Le journal Le Monde s’interrogeait sur les grèves suite au changement de service des conducteurs de train de la SNCF. L’interrogation était légitime : comment est-ce possible qu’en 2006, en France, des salariés se révoltent, allant jusqu’à faire grève, tout cela parce qu’on leur dégraderait leurs conditions de travail ? Un vrai moment d’incompréhension dans le cerveau de ces maîtres à penser du libéralisme dominant. La réponse est pourtant tellement simple : chaque année, la direction locale de la SNCF renégocie le temps de travail ainsi que l’articulation des journées de service des conducteurs de train.
Ces journées ont des heures de prise et de fin de service différentes, ainsi que des temps de travail différents (quatre heures de travail ou onze heures par exemple). Aucune journée ne ressemble à une autre, la seule chose de sûre c’est que, chaque année, la direction essaye de faire travailler un peu plus son personnel. Cependant, manque de chance, dans le rail, et notamment chez les agents de conduite, le fatalisme et les résignations productivistes ont un peu moins d’emprise que dans d’autres secteurs, conduisant souvent à des conflits, comme l’année dernière sur les lignes D et B du RER ou, cette année, sur la ligne C, au dépôt de Caen ou encore à Clermont-Ferrand.

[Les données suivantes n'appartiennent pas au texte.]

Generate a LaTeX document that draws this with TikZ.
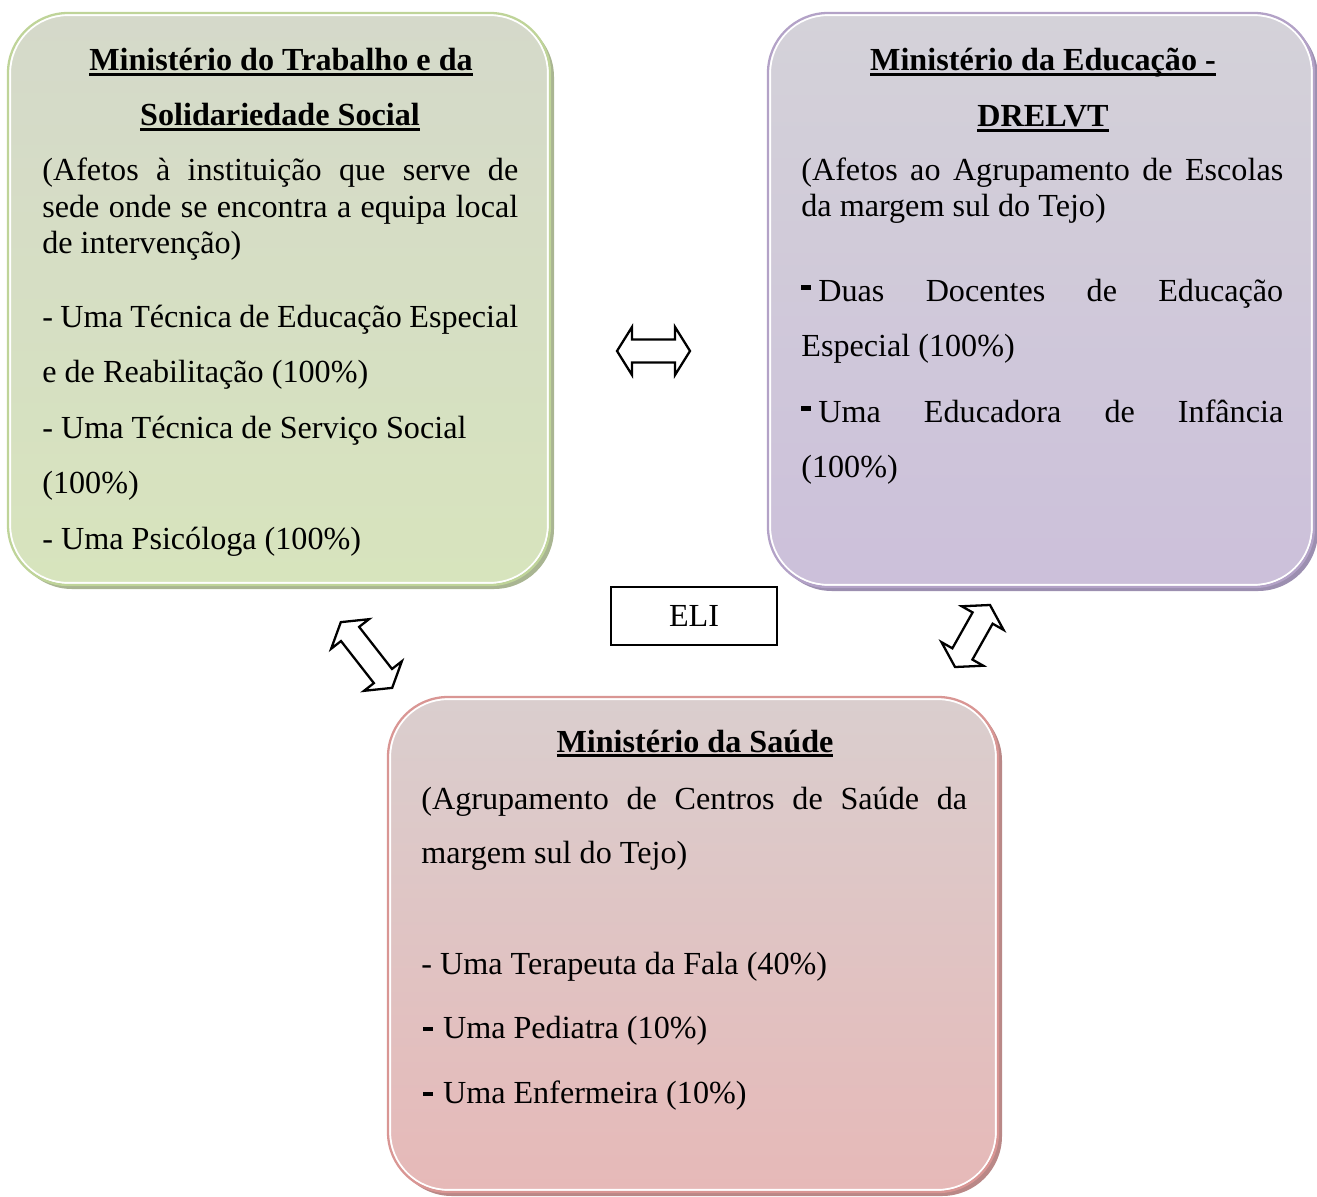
\documentclass[tikz,border=0pt]{standalone}
\usepackage{fontspec}
\setmainfont{Liberation Serif}
\usetikzlibrary{positioning}

\definecolor{gtop}{HTML}{D5D9CA}
\definecolor{gbot}{HTML}{D7E4BD}
\definecolor{gline}{HTML}{BFD499}
\definecolor{gshade}{HTML}{A9B592}
\definecolor{ptop}{HTML}{D4D2D9}
\definecolor{pbot}{HTML}{CCC0DA}
\definecolor{pline}{HTML}{B3A2C7}
\definecolor{pshade}{HTML}{9C8FB0}
\definecolor{rtop}{HTML}{DACECE}
\definecolor{rbot}{HTML}{E6B9B8}
\definecolor{rline}{HTML}{D99694}
\definecolor{rshade}{HTML}{B98887}

\newcommand{\bodysize}{\fontsize{18.3}{21}\selectfont}
\newcommand{\ulin}[1]{\setbox0\hbox{#1}\rlap{\rule[-2.6pt]{\wd0}{1.5pt}}\box0}
\newcommand{\jline}[2]{\makebox[#1][s]{#2}}
\newcommand{\hidash}{\rule[6.5pt]{5.7pt}{2.6pt}}
\newcommand{\lodash}{\rule[4pt]{5.7pt}{2.3pt}}

\tikzset{
  box/.style={rounded corners=1.2cm},
  inbox/.style={rounded corners=1.16cm, draw=white, line width=1.2pt},
  txt/.style={anchor=base west, inner sep=0pt, font=\bodysize},
  ttl/.style={anchor=base, inner sep=0pt, font=\bodysize\bfseries},
  blkarrow/.style={draw=black, line width=1.3pt, fill=white, line join=miter},
  pics/dblarrow/.style={code={
    \draw[blkarrow] (-#1,0) -- (-#1+15,-24) -- (-#1+15,-11.5) -- (#1-15,-11.5)
      -- (#1-15,-24) -- (#1,0) -- (#1-15,24) -- (#1-15,11.5) -- (-#1+15,11.5)
      -- (-#1+15,24) -- cycle;
  }},
}

\begin{document}
\begin{tikzpicture}[x=0.02cm, y=-0.02cm]
  \useasboundingbox (0,0) rectangle (1317,1196);
  \clip (0,0) rectangle (1317,1196);

  % Trabalho box
  \fill[box, gshade] (12,17) rectangle (554,589);
  \shade[inbox, top color=gtop, bottom color=gbot] (10,15) rectangle (548,583);
  \draw[box, gline, line width=1.3pt] (8,13) rectangle (550,585);

  % Educacao box
  \fill[box, pshade] (772,17) rectangle (1318,591);
  \shade[inbox, top color=ptop, bottom color=pbot] (770,15) rectangle (1312,585);
  \draw[box, pline, line width=1.3pt] (768,13) rectangle (1314,587);

  % Saude box
  \fill[box, rshade] (392,701) rectangle (1002,1196);
  \shade[inbox, top color=rtop, bottom color=rbot] (390,699) rectangle (996,1190);
  \draw[box, rline, line width=1.3pt] (388,697) rectangle (998,1192);

  % Labels
  \node[ttl] (t1) at (281,71) {\ulin{Ministério do Trabalho e da}};
  \node[ttl] (t2) at (280,126) {\ulin{Solidariedade Social}};
  \node[txt] (t3) at (42,180) {\jline{9.52cm}{(Afetos à instituição que serve de}};
  \node[txt] (t4) at (42,217) {\jline{9.52cm}{sede onde se encontra a equipa local}};
  \node[txt] (t5) at (42,253) {de intervenção)};
  \node[txt] (t6) at (42,327) {\jline{9.52cm}{- Uma Técnica de Educação Especial}};
  \node[txt] (t7) at (42,382) {e de Reabilitação (100\%)};
  \node[txt] (t8) at (42,438) {- Uma Técnica de Serviço Social};
  \node[txt] (t9) at (42,493) {(100\%)};
  \node[txt] (t10) at (42,549) {- Uma Psicóloga (100\%)};

  \node[ttl] (e1) at (1043,71) {\ulin{Ministério da Educação -}};
  \node[ttl] (e2) at (1043,127) {\ulin{DRELVT}};
  \node[txt] (e3) at (801,180) {\jline{9.64cm}{(Afetos ao Agrupamento de Escolas}};
  \node[txt] (e4) at (801,216) {da margem sul do Tejo)};
  \node[txt] (e5) at (801,301) {\jline{9.64cm}{\hidash\kern4pt Duas Docentes de Educação}};
  \node[txt] (e6) at (801,356) {Especial (100\%)};
  \node[txt] (e7) at (801,422) {\jline{9.64cm}{\hidash\kern4pt Uma Educadora de Infância}};
  \node[txt] (e8) at (801,477) {(100\%)};

  \node[ttl] (s1) at (695,752) {\ulin{Ministério da Saúde}};
  \node[txt] (s2) at (421,809) {\jline{10.92cm}{(Agrupamento de Centros de Saúde da}};
  \node[txt] (s3) at (421,863) {margem sul do Tejo)};
  \node[txt] (s4) at (421,974) {- Uma Terapeuta da Fala (40\%)};
  \node[txt] (s5) at (423,1038) {\lodash\kern5.5pt Uma Pediatra (10\%)};
  \node[txt] (s6) at (423,1103) {\lodash\kern5.5pt Uma Enfermeira (10\%)};

  % ELI
  \node[draw, line width=0.8pt, fill=white, minimum width=3.32cm, minimum height=1.16cm,
    font=\bodysize] (eli) at (694,616) {ELI};

  % Arrows
  \pic at (653.5,351) {dblarrow=36.5};
  \pic[rotate=-52] at (366.5,655) {dblarrow=41.7};
  \pic[rotate=60.6] at (972.5,636) {dblarrow=35.6};
\end{tikzpicture}
\end{document}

À ces problèmes dus au changement de service d’hiver s’ajoute, cette année, une discussion plus globale, sur le métier d’agent de conduite. Depuis 2003, le marché des trains de fret est libéralisé, c’est-à-dire que les entreprises peuvent se passer de la SNCF et avoir recours à d’autres opérateurs - sept au total (EWSI, Connex, etc.) - pour transporter leurs marchandises. La direction affirme que la SNCF serait trop chère : 30 % de plus en moyenne. Donc, afin d’être plus concurrentielle et de maintenir ses parts de marché, la SNCF devrait baisser ses coûts...
Pour cela, elle met en place, entre autres, trois mesures phare : embauche de conducteurs en CDD, augmentation du temps de conduite, notamment la nuit, à plus de six heures (celui-ci est limité pour les chauffeurs routiers à quatre heures) et, enfin, diminution de huit mois du temps de formation de certains conducteurs de train de marchandises (quatre au lieu de douze). Économie sur nos conditions de travail ainsi que sur la formation des agents, voilà donc les éléments réunis pour qu’une dégradation de la circulation ferroviaire ait lieu à très court terme.
Face à cela, seuls SUD-Rail et FO ont proposé aux agents un mouvement d’ensemble à partir du 10 décembre. Hélas, le manque d’unité syndicale ainsi que la confusion entre les grèves régionales sur les changements de service et la grève nationale sur le métier n’ont pas permis de convaincre la majorité des agents de rentrer dans la lutte.
Le seul point positif de ce conflit national, finalement peu suivi, a été que, face à la peur d’une généralisation du conflit, partout où la grève était localement suivie, la direction a lâché sur les revendications de terrain. Si cela ne suffit pas, face à l’enjeu, faire grève et gagner, ne serait-ce qu’un peu, devient un luxe que l’on ne se privera pas d’apprécier.